The Most Crucial Small Business Saturday is Coming

John Kabateck
NFIB State Director in California

Small Business Saturday on November 28 is this event’s most important in its 11-year history because of what the pandemic has done to small businesses and their workers. Now with an upsurge in coronavirus cases and potential stiff business restrictions imposed by California governments, it is more important than ever to support small businesses during this holiday shopping season. 

It is no exaggeration to say that shopping at small businesses this season could mean an open or closed sign on the door of many neighborhood businesses as the new year begins. 

In an American Express Shop Small Impact study it was revealed that 75% of small business owners need holiday spending to return to normal so they can stay in business in 2021. Nearly half said they need better than average spending to survive. 

Small business is not only the backbone of the state and national economy—that is pretty well agreed upon by economists—but in this time of extraordinary health and economic crisis small business is the measuring stick for job and business recovery. Big business has the resources to weather the Covid-19 storm. But if small business shows signs of life, it will be like new blades of grass poking through the turf telling us brighter, warmer days are ahead. 

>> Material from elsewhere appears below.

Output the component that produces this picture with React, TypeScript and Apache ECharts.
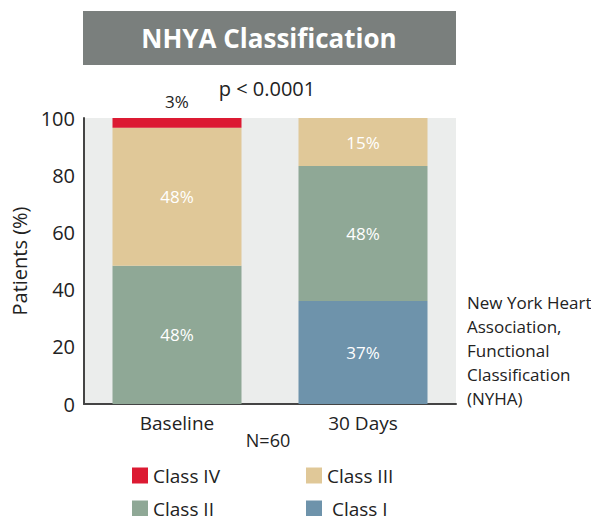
import React, { useEffect, useRef } from "react";
import * as echarts from "echarts";

const categories = ["Baseline", "30 Days"];
const classIV = [3.4, 0];
const classIII = [48.3, 16.8];
const classII = [48.3, 47.2];
const classI = [0, 36];
const labelsIV = ["3%", ""];
const labelsIII = ["48%", "15%"];
const labelsII = ["48%", "48%"];
const labelsI = ["", "37%"];
const yTicks = [0, 20, 40, 60, 80, 100];
const noteLines = ["New York Heart", "Association,", "Functional", "Classification", "(NYHA)"];

const FONT = "Open Sans";
const colors = {
  IV: "#DC1A32",
  III: "#E0C898",
  II: "#8FA896",
  I: "#6E93AB",
};

export default function App() {
  const ref = useRef<HTMLDivElement>(null);
  useEffect(() => {
    if (!ref.current) return;
    const chart = echarts.init(ref.current, null, { renderer: "svg" });
    const inside = (labels: string[]) => ({
      show: true,
      position: "inside",
      color: "#fff",
      fontFamily: FONT,
      fontSize: 17,
      formatter: (p: any) => labels[p.dataIndex],
    });
    const mk = (name: string, data: number[], color: string, label: any) => ({
      name,
      type: "bar",
      stack: "s",
      data,
      barWidth: 129,
      itemStyle: { color },
      label,
    });
    const legendItem = (name: string, left: number, top: number, fmt?: string) => ({
      data: [name],
      left,
      top,
      padding: 0,
      icon: "rect",
      itemWidth: 16,
      itemHeight: 16,
      selectedMode: false,
      formatter: fmt,
      textStyle: { fontFamily: FONT, fontSize: 19, color: "#222" },
    });
    chart.setOption({
      animation: false,
      grid: {
        left: 84,
        right: 143,
        top: 118,
        bottom: 120,
        show: true,
        backgroundColor: "#EBEDEC",
        borderWidth: 0,
      },
      xAxis: {
        type: "category",
        data: categories,
        axisLine: { lineStyle: { color: "#444", width: 2 } },
        axisTick: { show: false },
        axisLabel: { fontFamily: FONT, fontSize: 19, color: "#222", margin: 9 },
      },
      yAxis: {
        type: "value",
        min: 0,
        max: 100,
        interval: 20,
        name: "Patients (%)",
        nameLocation: "middle",
        nameGap: 48,
        nameTextStyle: { fontFamily: FONT, fontSize: 20, color: "#222" },
        axisLine: { show: true, lineStyle: { color: "#444", width: 2 } },
        axisTick: { show: false },
        splitLine: { show: false },
        axisLabel: {
          fontFamily: FONT,
          fontSize: 20,
          color: "#222",
          margin: 9,
          formatter: (v: number) => (yTicks.includes(v) ? String(v) : ""),
        },
      },
      legend: [
        legendItem("Class IV", 132, 466),
        legendItem("Class III", 306, 466),
        legendItem("Class II", 132, 499),
        legendItem("Class I", 306, 499, " {name}"),
      ],
      series: [
        mk("Class I", classI, colors.I, inside(labelsI)),
        mk("Class II", classII, colors.II, inside(labelsII)),
        mk("Class III", classIII, colors.III, inside(labelsIII)),
        mk("Class IV", classIV, colors.IV, {
          show: true,
          position: "top",
          distance: 8,
          color: "#222",
          fontFamily: FONT,
          fontSize: 17,
          formatter: (p: any) => labelsIV[p.dataIndex],
        }),
      ],
      graphic: [
        {
          type: "rect",
          shape: { x: 83, y: 11, width: 373, height: 54 },
          style: { fill: "#7A7F7D" },
        },
        {
          type: "text",
          x: 269,
          y: 38,
          style: {
            text: "NHYA Classification",
            fill: "#fff",
            font: `bold 26px "${FONT}"`,
            align: "center",
            verticalAlign: "middle",
          },
        },
        {
          type: "text",
          x: 267,
          y: 88,
          style: {
            text: "p < 0.0001",
            fill: "#222",
            font: `20px "${FONT}"`,
            align: "center",
            verticalAlign: "middle",
          },
        },
        {
          type: "text",
          x: 268,
          y: 440,
          style: {
            text: "N=60",
            fill: "#222",
            font: `18px "${FONT}"`,
            align: "center",
            verticalAlign: "middle",
          },
        },
        {
          type: "text",
          x: 467,
          y: 290,
          style: {
            text: noteLines.join("\n"),
            fill: "#222",
            font: `17px "${FONT}"`,
            lineHeight: 24,
            align: "left",
            verticalAlign: "top",
          },
        },
      ],
    });
    return () => chart.dispose();
  }, []);
  return <div ref={ref} style={{ width: 599, height: 524, margin: -8 }} />;
}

The biggest incentive to shop small is that you are not only helping to keep small businesses operating, you are making your community stronger. When you purchase a product or service at a local store or restaurant, you are helping to pay the salary of a neighbor, a friend or a family member. You are helping to keep the people in your town or city employed so that they can support their families. Most importantly, you are demonstrating the value that you place on the small-business people who, by providing you and your community with incomparable products and services, work hard to keep your trust each and every day. 

Instead of dealing with temporary workers who don’t know the merchandise, there’s a good chance you’ll be dealing directly with the mom-and-pop owner and staff who care very much about making you happy. They want you to come back time and again. 

You’ve always appreciated that small business or near-by restaurant being there—now that neighborhood business needs you. 

The economic stimulus package that helped keep small businesses alive during the initial advance of the virus is gone. A new stimulus package may or may not be available as the virus shows its sharp teeth again over the winter months. That’s why small business needs customer support to carry on until that day we are all praying for when there is a return to normalcy. 

Small businesses follow health care protocols for social distancing, mask requirements, and clean up. But there are other ways to patronize a local business that doesn’t require an in-person visit. Consider shopping online at a small business’ website, order a gift card for future use, or have products or food delivered by delivery app services. 

Covid-19 has made the positive life enjoyed by your neighbors in small businesses a very difficult challenge. Let’s join together this holiday season by helping to uplift our communities’ spirits by keeping those core neighborhood small businesses operating. 

It all starts this Saturday. Be there!